_MATERIAL:_
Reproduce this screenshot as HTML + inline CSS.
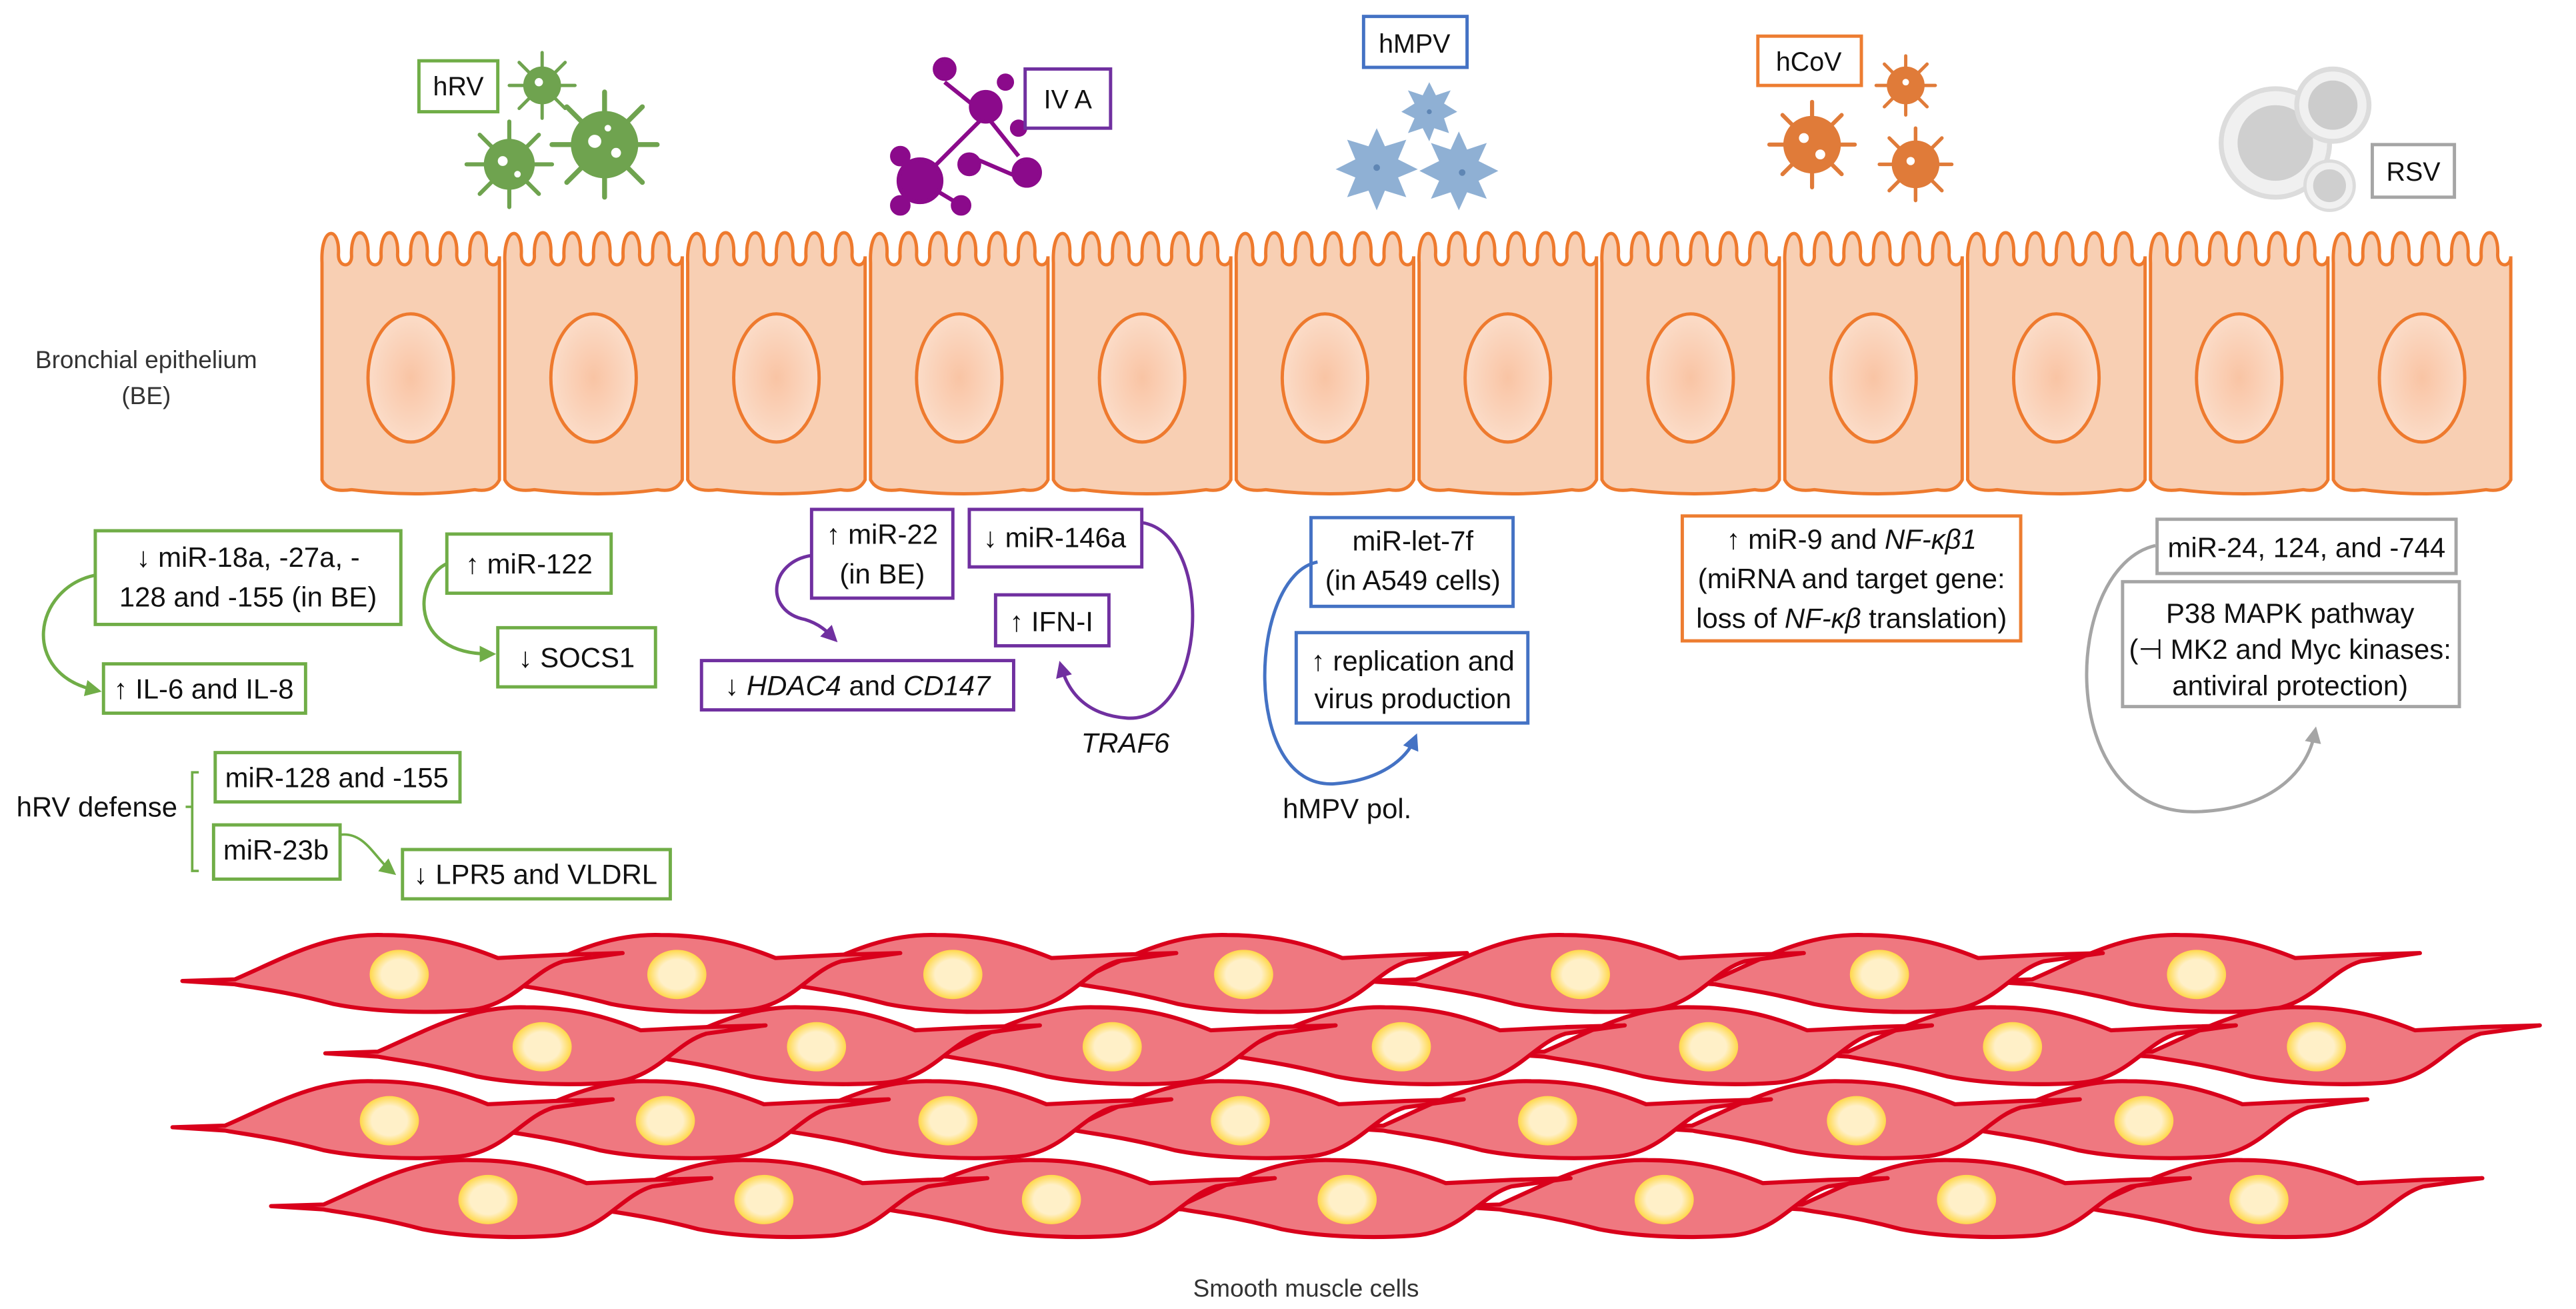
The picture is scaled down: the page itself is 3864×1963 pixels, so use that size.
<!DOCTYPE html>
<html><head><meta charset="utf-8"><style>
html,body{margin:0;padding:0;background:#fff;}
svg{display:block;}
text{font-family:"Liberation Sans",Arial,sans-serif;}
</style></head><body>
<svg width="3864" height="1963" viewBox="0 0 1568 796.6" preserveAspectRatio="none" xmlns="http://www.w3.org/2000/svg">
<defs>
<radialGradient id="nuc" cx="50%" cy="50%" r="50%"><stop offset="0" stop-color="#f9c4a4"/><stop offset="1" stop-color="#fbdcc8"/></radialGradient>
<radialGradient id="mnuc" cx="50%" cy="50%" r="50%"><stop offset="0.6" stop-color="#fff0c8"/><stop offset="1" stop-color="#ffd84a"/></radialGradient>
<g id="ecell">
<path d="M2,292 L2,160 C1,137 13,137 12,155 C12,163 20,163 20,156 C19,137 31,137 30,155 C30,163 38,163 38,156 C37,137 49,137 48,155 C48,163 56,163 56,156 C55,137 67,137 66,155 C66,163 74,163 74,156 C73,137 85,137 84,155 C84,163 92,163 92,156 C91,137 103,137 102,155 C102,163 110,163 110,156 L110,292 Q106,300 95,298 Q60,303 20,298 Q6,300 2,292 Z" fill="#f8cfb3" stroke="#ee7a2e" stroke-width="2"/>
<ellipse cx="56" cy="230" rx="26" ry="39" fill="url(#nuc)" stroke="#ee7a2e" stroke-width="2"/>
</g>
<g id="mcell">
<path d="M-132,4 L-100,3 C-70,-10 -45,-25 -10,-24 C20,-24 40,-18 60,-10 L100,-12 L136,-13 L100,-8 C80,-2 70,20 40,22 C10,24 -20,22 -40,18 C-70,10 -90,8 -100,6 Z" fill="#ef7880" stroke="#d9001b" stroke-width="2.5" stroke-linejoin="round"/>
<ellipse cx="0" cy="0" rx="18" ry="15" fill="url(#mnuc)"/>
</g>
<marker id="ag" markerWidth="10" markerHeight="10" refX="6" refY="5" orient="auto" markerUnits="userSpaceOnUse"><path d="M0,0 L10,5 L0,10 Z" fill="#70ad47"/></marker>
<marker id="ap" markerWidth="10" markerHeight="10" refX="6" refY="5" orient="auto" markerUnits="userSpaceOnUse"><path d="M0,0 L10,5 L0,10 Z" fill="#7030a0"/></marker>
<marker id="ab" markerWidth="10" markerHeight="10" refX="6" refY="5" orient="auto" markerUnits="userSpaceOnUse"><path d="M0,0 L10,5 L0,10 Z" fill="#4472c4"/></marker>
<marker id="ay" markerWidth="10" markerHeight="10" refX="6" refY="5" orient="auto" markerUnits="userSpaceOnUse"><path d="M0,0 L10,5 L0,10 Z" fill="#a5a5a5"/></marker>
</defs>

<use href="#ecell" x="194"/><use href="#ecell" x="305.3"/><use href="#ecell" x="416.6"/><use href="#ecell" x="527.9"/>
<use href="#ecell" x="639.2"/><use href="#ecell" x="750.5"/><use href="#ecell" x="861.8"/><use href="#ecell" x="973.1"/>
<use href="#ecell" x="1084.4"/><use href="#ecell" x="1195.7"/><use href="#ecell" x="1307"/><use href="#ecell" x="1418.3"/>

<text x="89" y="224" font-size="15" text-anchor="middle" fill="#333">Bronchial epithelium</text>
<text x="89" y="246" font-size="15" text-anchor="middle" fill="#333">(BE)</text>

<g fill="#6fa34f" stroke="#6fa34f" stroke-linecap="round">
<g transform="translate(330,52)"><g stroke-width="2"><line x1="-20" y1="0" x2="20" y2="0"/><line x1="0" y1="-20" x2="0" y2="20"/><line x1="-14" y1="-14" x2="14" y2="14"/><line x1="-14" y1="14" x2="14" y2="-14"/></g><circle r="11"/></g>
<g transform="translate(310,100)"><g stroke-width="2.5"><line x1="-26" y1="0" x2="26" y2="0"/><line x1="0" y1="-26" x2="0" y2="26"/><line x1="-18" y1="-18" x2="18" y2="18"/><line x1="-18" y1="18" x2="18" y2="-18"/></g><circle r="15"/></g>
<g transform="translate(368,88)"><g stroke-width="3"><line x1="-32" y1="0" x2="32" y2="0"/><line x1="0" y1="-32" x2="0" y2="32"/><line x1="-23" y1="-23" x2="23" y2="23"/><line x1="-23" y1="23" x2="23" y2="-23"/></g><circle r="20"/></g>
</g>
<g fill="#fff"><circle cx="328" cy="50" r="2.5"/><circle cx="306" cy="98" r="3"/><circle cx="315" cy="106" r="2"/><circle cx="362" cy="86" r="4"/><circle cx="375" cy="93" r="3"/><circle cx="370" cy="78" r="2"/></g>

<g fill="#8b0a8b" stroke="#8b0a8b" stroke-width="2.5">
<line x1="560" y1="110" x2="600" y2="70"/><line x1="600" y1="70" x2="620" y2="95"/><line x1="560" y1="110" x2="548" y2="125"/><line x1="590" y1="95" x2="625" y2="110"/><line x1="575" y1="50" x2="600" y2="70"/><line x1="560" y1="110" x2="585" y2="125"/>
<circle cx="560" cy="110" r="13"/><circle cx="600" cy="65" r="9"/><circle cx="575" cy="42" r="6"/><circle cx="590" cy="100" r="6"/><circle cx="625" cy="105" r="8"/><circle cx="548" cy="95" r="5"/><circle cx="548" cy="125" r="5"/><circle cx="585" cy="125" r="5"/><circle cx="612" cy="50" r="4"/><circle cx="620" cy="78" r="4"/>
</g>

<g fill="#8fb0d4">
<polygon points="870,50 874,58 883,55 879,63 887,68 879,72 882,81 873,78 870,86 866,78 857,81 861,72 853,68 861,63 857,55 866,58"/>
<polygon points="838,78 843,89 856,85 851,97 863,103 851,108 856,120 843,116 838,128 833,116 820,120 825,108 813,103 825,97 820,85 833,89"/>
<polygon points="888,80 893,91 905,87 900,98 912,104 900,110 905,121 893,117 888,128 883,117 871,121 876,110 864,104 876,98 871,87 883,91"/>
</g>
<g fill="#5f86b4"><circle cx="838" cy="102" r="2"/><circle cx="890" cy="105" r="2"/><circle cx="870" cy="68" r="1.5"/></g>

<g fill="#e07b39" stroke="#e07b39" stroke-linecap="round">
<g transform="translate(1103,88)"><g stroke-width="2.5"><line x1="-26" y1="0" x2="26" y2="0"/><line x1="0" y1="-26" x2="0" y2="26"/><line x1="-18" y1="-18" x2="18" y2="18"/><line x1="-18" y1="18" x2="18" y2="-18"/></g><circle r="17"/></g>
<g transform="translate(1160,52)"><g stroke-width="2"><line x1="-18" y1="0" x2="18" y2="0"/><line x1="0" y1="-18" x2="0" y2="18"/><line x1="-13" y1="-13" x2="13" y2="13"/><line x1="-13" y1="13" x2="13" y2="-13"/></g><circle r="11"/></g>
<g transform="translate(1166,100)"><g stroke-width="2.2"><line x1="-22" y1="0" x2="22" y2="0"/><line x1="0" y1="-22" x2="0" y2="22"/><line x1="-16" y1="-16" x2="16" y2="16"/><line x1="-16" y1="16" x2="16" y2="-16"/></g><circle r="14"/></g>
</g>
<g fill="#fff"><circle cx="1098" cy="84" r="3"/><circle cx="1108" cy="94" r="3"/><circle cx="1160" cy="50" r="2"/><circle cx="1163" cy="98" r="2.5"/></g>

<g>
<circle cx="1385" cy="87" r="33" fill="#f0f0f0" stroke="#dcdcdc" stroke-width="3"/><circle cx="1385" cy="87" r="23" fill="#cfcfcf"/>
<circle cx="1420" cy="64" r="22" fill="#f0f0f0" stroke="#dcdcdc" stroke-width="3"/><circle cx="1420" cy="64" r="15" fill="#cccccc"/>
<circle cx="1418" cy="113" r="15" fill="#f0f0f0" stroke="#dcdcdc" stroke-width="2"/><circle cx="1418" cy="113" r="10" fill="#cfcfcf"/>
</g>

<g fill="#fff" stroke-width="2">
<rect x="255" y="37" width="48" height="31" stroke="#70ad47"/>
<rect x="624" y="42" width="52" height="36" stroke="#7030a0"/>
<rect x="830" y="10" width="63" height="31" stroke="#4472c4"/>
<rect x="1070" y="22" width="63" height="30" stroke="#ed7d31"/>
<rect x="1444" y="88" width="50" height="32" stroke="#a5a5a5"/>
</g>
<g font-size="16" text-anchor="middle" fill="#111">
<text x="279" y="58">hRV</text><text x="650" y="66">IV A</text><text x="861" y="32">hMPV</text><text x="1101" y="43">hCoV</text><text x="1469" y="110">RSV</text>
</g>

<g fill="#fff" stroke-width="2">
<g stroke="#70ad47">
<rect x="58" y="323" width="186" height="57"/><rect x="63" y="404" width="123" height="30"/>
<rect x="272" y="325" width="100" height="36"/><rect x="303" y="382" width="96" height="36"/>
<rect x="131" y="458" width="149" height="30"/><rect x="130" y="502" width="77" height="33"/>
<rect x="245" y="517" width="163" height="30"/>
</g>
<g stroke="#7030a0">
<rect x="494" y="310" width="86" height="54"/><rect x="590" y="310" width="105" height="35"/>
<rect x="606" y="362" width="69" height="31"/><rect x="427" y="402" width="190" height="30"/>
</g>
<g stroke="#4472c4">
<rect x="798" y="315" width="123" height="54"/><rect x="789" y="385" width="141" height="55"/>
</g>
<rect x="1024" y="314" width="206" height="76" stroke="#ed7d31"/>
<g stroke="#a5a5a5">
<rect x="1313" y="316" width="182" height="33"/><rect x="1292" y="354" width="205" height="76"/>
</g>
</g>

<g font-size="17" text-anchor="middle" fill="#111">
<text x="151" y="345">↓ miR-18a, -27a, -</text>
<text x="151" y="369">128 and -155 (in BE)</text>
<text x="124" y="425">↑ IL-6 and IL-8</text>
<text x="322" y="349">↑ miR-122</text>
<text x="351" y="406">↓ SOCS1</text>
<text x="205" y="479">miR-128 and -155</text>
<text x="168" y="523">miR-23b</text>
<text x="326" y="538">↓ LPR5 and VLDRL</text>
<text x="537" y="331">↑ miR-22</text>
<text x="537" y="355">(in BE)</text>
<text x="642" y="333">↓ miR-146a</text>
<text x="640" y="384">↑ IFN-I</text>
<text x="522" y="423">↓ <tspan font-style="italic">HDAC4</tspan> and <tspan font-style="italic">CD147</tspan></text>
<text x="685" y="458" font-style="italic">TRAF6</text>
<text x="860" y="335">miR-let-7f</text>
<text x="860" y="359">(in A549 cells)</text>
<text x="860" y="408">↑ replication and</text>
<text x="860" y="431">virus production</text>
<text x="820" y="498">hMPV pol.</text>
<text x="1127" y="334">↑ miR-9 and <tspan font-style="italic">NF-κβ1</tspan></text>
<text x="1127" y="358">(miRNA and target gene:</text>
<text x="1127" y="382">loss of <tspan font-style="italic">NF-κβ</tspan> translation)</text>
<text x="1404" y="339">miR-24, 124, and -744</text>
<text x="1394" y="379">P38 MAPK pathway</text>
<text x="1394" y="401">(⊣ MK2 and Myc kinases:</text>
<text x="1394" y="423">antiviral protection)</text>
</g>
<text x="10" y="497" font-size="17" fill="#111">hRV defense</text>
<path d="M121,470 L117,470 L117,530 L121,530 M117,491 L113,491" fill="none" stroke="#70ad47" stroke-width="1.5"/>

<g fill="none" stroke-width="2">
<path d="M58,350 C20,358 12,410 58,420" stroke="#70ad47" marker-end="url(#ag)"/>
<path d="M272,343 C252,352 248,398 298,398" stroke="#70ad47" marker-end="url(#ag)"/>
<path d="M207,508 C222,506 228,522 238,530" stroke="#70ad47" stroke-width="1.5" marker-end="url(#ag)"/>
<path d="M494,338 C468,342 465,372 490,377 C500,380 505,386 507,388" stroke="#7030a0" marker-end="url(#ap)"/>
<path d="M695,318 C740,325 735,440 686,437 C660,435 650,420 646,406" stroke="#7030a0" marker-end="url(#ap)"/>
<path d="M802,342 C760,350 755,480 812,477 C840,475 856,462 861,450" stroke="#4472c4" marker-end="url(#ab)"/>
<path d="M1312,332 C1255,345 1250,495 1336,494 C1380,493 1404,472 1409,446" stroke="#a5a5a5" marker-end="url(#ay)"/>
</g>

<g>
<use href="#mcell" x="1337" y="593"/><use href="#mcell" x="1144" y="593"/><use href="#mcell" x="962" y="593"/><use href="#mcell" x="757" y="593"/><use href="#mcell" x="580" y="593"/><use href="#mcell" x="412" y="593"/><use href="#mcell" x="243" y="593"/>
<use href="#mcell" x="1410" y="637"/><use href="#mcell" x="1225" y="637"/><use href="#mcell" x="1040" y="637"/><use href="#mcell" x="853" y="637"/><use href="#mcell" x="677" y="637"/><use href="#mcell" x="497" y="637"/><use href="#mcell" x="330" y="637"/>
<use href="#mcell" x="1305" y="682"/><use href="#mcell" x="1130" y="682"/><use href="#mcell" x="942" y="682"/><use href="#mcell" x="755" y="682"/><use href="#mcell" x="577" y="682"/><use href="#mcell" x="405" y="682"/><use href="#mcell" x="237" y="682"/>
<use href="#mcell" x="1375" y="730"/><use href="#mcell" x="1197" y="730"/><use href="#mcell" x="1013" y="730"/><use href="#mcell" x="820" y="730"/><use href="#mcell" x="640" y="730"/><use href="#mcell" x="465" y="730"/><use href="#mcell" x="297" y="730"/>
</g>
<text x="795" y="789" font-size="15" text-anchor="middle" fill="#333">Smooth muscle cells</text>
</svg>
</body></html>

_OBJECTIVE:_
Wherever "size" shows up in a line, copy that line.

_COMPLETED EXERCISE:_
The picture is scaled down: the page itself is 3864×1963 pixels, so use that size.
<text x="89" y="224" font-size="15" text-anchor="middle" fill="#333">Bronchial epithelium</text>
<text x="89" y="246" font-size="15" text-anchor="middle" fill="#333">(BE)</text>
<g font-size="16" text-anchor="middle" fill="#111">
<g font-size="17" text-anchor="middle" fill="#111">
<text x="10" y="497" font-size="17" fill="#111">hRV defense</text>
<text x="795" y="789" font-size="15" text-anchor="middle" fill="#333">Smooth muscle cells</text>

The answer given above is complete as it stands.